A. It might be as simple as asking, "Are you interested in moving anyone?" "Do you have excess at any position?" Everybody who is in this business, you're not tricking anyone in those phone conversations. Everyone is professional. Usually it ends up in some non-committal questions, like, "Do you have an excess of talent at any position that you're interested in moving?" And they say, yes, or no, and they may talk specifically. But if it's not the area of need for you, then why would you undress yourself in that way. I think that's just the standard level of communication that goes on between clubs and individuals relative to those discussions.
Q. Do you do different versions of the roster, maybe change your mind, maybe have your mind changed?
A. You could, but you could tie up a lot of your time with that, but what's waiting on you is the regular season and the preparation associated with that. You can make it as elaborate as you want to make it, but the bottom line is you better make some decisions and make them relatively quickly because it's time to move on at this juncture.
Q. When and how much do the medical people get involved in letting you know about injuries, the severity of those injuries, and how long players might be unavailable?
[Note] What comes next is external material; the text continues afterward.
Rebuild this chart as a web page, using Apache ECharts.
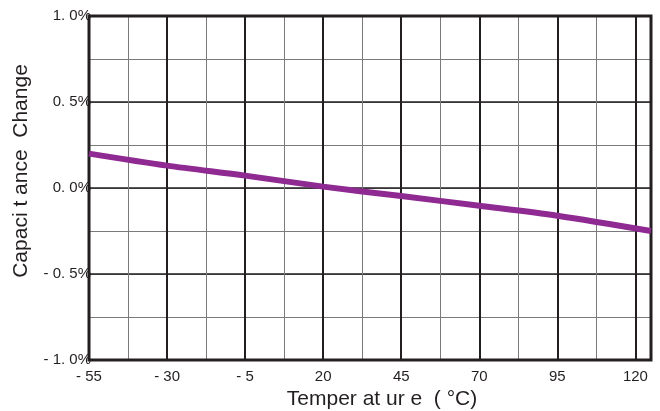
<!DOCTYPE html>
<html><head><meta charset="utf-8">
<script src="https://cdn.jsdelivr.net/npm/echarts@6/dist/echarts.min.js"></script>
<style>html,body{margin:0;padding:0;background:#fff}#c{width:660px;height:411px}</style>
</head><body><div id="c"></div>
<script>
var temps = [-55, -30, -5, 20, 45, 70, 95, 125];
var capChange = [0.20, 0.13, 0.072, 0.008, -0.047, -0.103, -0.161, -0.25];
var xTickValues = [-55, -30, -5, 20, 45, 70, 95, 120];
var xTickLabels = ['- 55', '- 30', '- 5', '20', '45', '70', '95', '120'];
var yTickValues = [1.0, 0.5, 0.0, -0.5, -1.0];
var yTickLabels = ['1. 0%', '0. 5%', '0. 0%', '- 0. 5%', '- 1. 0%'];
var xName = 'Temper at ur e  ( °C)';
var yName = 'Capaci t ance  Change';

function lookup(vals, labels, v) {
  for (var i = 0; i < vals.length; i++) if (Math.abs(vals[i] - v) < 1e-6) return labels[i];
  return '';
}
var font = 'Liberation Sans, Arial, sans-serif';
var chart = echarts.init(document.getElementById('c'), null, {renderer: 'canvas'});
chart.setOption({
  animation: false,
  backgroundColor: '#fff',
  grid: {left: 89, top: 16, right: 9, bottom: 51, outerBoundsMode: 'none', containLabel: false,
         show: true, borderColor: '#231f20', borderWidth: 3, backgroundColor: 'transparent', z: 5},
  xAxis: [
    {type: 'value', min: -55, max: 125, interval: 12.5, gridIndex: 0, position: 'top',
     axisLine: {show: false}, axisTick: {show: false}, axisLabel: {show: false},
     splitLine: {show: true, lineStyle: {color: '#7a7a7a', width: 1}}},
    {type: 'value', min: -55, max: 125, interval: 25, gridIndex: 0, position: 'bottom',
     axisLine: {show: false}, axisTick: {show: false},
     axisLabel: {margin: 9, fontSize: 15, color: '#231f20', fontFamily: font, showMaxLabel: false,
       formatter: function (v) { return lookup(xTickValues, xTickLabels, v); }},
     splitLine: {show: true, lineStyle: {color: '#231f20', width: 2}},
     name: xName, nameLocation: 'middle', nameGap: 27,
     nameTextStyle: {fontSize: 21, color: '#231f20', fontFamily: font, padding: [0, 0, 0, 24]}}
  ],
  yAxis: [
    {type: 'value', min: -1, max: 1, interval: 0.25, position: 'right',
     axisLine: {show: false}, axisTick: {show: false}, axisLabel: {show: false},
     splitLine: {show: true, lineStyle: {color: '#7a7a7a', width: 1}}},
    {type: 'value', min: -1, max: 1, interval: 0.5, position: 'left',
     axisLine: {show: false}, axisTick: {show: false},
     axisLabel: {margin: -2, fontSize: 15, color: '#231f20', fontFamily: font,
       formatter: function (v) { return lookup(yTickValues, yTickLabels, v); }},
     splitLine: {show: true, lineStyle: {color: '#231f20', width: 1.5}},
     name: yName, nameLocation: 'middle', nameGap: 57, nameRotate: 90,
     nameTextStyle: {fontSize: 21, color: '#231f20', fontFamily: font, padding: [0, 0, 0, 34]}}
  ],
  series: [{
    type: 'line', xAxisIndex: 1, yAxisIndex: 1, smooth: 0.3, symbol: 'none', z: 10,
    lineStyle: {color: '#8e2a91', width: 6},
    data: temps.map(function (t, i) { return [t, capChange[i]]; })
  }]
});
</script></body></html>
A. It's not a significant component of the decision-making, because we're continually communicating with medical people throughout the team development process. Daily, in some instances. The overall health of individuals in this process is at the front of a lot of these discussions. It's not anything new or earth-shattering or groundbreaking when it comes to decision time.
Q. Do you ever change your mind?
A. You continually are always working to get your roster better, and that's one of the points we always make to our team: That just because you make the initial 53, you have to continue to earn it daily. And that's everyone. That's the reality of it. People are flying around the National Football League every Tuesday looking for work and getting hired because of what transpired the previous Sunday in stadiums. There is no anointing, there is no finality to it all. The team development process is ongoing throughout the journey. If anything, this is just the start.
Q. We've talked about trades. Now to the waiver wire. Teams have 90 players and to get to 53, they have to cut 37. Thirty-seven players multiplied by 32 teams is a big number. How can you get through all of that, and what's the process of trying to get through that to see if you might be interested in claiming someone?
A. It's our job, and it's our hobby to know the league, to know personnel. So it's not like the analysis of it and the gathering of information relative to knowing those people begins once cut-down happens. We have a file on all of those people, just like every organization has a file on all of our people. You meet them during the draft preparation process, you meet them at the Senior Bowl, you interview them there, you interview them at the Combine, you bring them in for pre-draft visits, you get to know them during that process, you pursue the veteran player during free agency and maybe you lose out in signing them. Everybody has a file. There are budding, developing relationships with any man who's employed within the National Football League, so it's not a ground-zero study as you suggest. If there is a level of interest regarding someone, it's just simply saying, "Hmmm, he's on the wire." It's just that simple.
Q. Do you ever make a decision to keep a guy who has no practice squad eligibility instead of a guy who still has practice squad eligibility and try to get him on your practice squad?
A. It's tough to speculate the actions of others. When there are 31 other teams, all it takes is one, so you're doing some heavy speculating when you're saying somebody is not attractive to all 31 others. So you better be real careful in that scenario you suggest.